Diane Lemieux est arrivée comme une reine au bras de Gérald Tremblay. La tête haute, le regard brillant. Un sourire flottait sur ses lèvres pendant que les flashs des appareils photo crépitaient. Visiblement, le pouvoir lui avait manqué.

Depuis 1998, Diane Lemieux a fait du chemin. À l'époque, le premier ministre Lucien Bouchard l'avait recrutée, elle, l'intellectuelle féministe, ex-présidente du Conseil du statut de la femme.

 

En pleine conférence de presse, elle avait gentiment rabroué Lucien Bouchard, qui avait répondu à un journaliste à sa place. Un geste audacieux pour une jeune femme de 37 ans qui n'avait aucune expérience politique.

Baveuse, la recrue.

Hier, elle avait rangé sa fougue. Elle n'avait que des fleurs à lancer à son nouveau chef, Gérald Tremblay.

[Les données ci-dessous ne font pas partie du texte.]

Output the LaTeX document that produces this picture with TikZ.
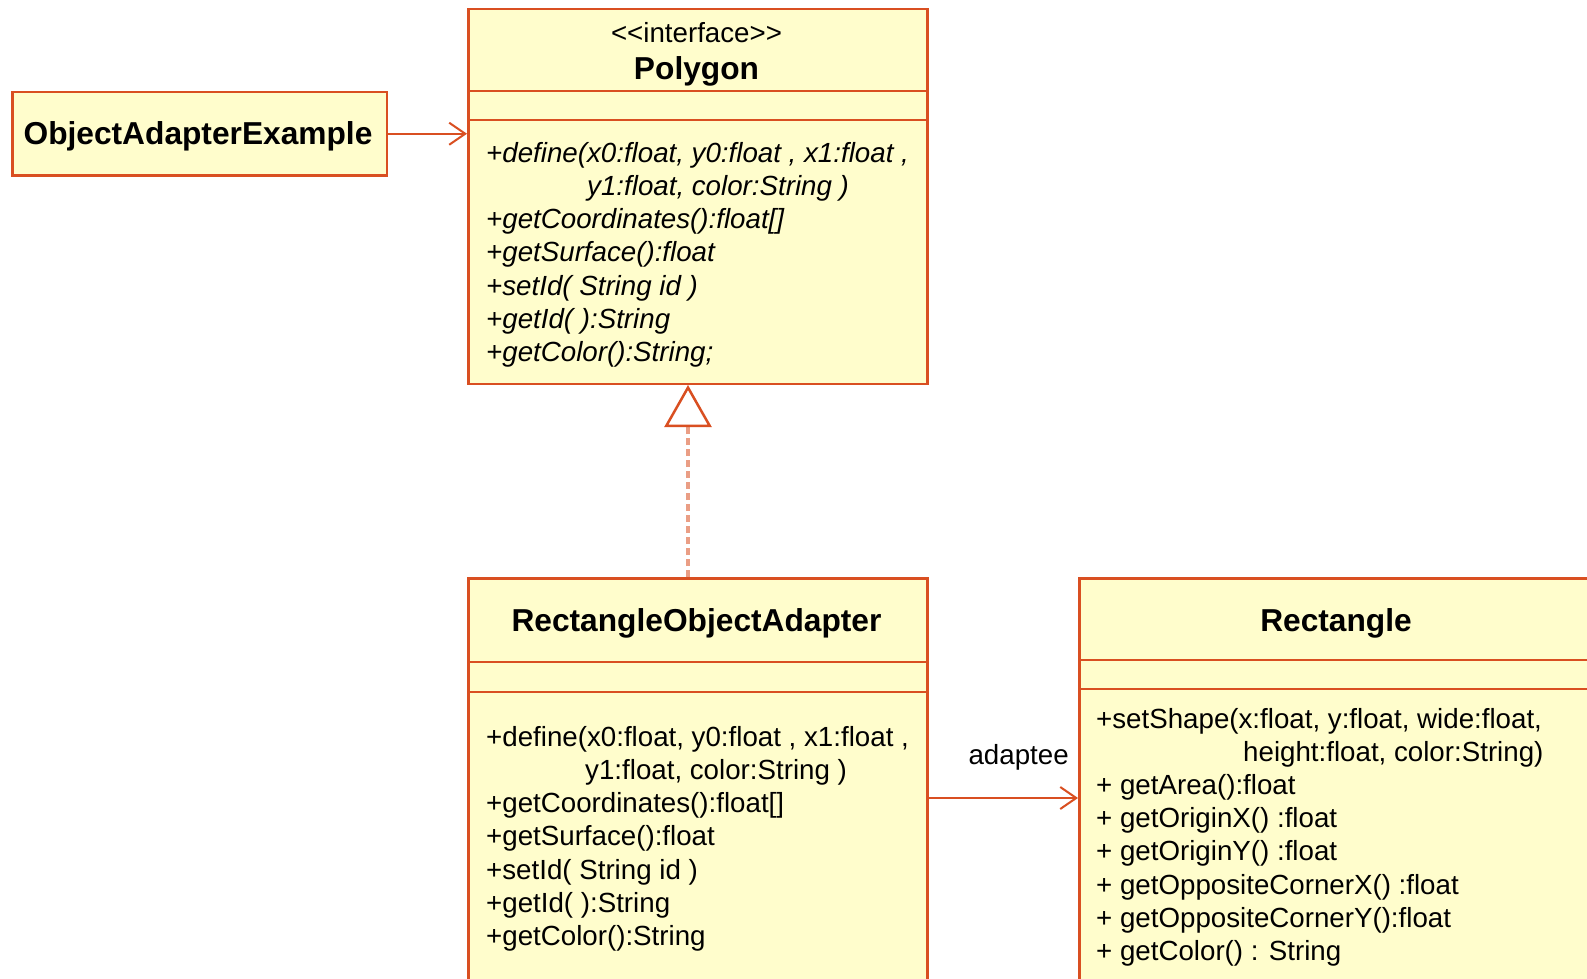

«C'est mon homme, a-t-elle dit. Je le respecte et j'ai de l'admiration pour lui.»

Sa vision de Montréal est minimaliste. Elle veut améliorer les services de proximité pour que la Ville soit «sécuritaire, les rues agréables, les poubelles ramassées au bon moment».

Elle a conclu en disant: «J'aime Montréal, j'aime les défis et j'aime Gérald Tremblay.»

Elle a oublié d'ajouter: «Et j'aime le pouvoir.»

Diane Lemieux connaît pourtant Montréal. Pendant qu'elle était ministre de la Culture, elle a défendu la montagne; lorsqu'elle était dans l'opposition, elle a hérité du dossier municipal.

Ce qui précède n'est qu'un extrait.